The minimum sign up time to the maximum paytime signifies the range this data is for.

In [None]:
print(
    f"""From: {sign_up_info_df["signup_time"].min()}"""
    + f"""\nTo: {sign_up_info_df["payment_time"].max()}"""
    + f"""\nRange: {sign_up_info_df["payment_time"].max() - sign_up_info_df["signup_time"].min()}"""
)

i.e., roughly a year of data.

In [None]:
sign_up_info_df.sample(5)

## Crucial Points

what do you think are 2 crucial data breakdowns or plots to be shown if you were presenting this data to the wider team? If you think multiple options are possible, feel free to say why you picked those 2.

Possible Questions

- [ ] Are certain plans more popular among certain ages? Families?
- [ ] Are certain plan moonths popular among certain age? Families?
- [ ] What's the age group that's signing up the most for even?
- [ ] Which group signs up the fastest at even?
- [ ] When is Even receiving the most sign ups?
- [ ] Are early bird sign ups more?
- [ ] What's the typical price people are looking for insurane at sign up? (compare it with market rates)
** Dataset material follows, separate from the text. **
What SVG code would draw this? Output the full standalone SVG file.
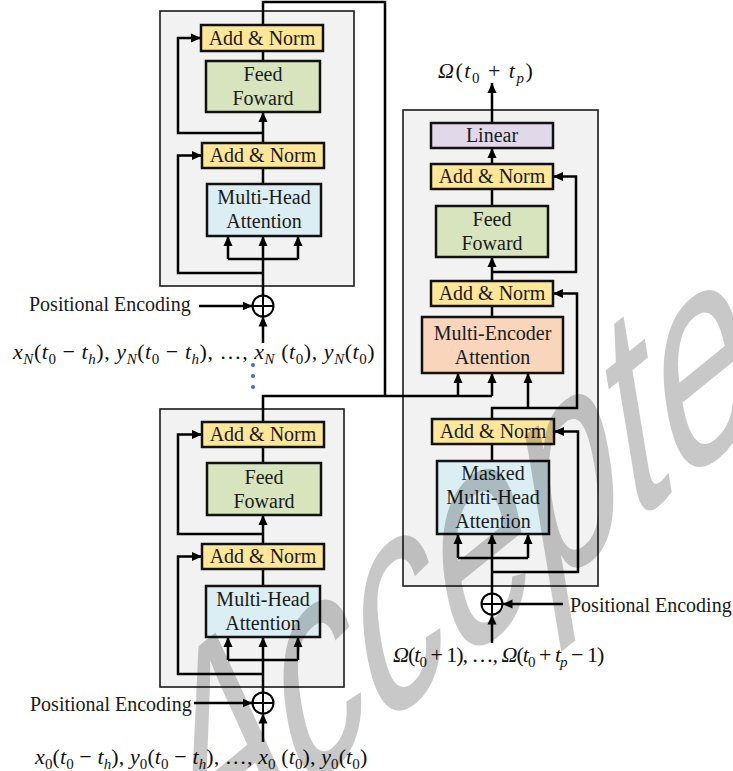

## User Sign Up to Payment Time

Consider the fields `signup_time` and `payment_time`. They stand for the time a given user (who then may add multiple family members) signed up and then paid, respectively. In a single plot, how can you best show the distribution of time "deltas" between the sign up time and payment time (i.e. how long it takes for people to pay once they have signed up)? What is the best way to condense the relevant information and insights? Remember it needs to be a single, static plot, which ideally should not need to be magnified to make sense.

## Mining the Underlying Price

You are given the payment amounts but you don't know what the underlying price function is, and what its inputs are (though you can assume they are a subset of the given fields). If you had to treat this as a prediction problem, what kind of model would you use? **PLEASE DO NOT ACTUALLY ATTEMPT MODELLING**. Base your answer on any data exploration you did (and feel free to show plots/stats), but what we are looking is simply a discussion of what may be some of the modelling challenges here and how to pick a model which can overcome them.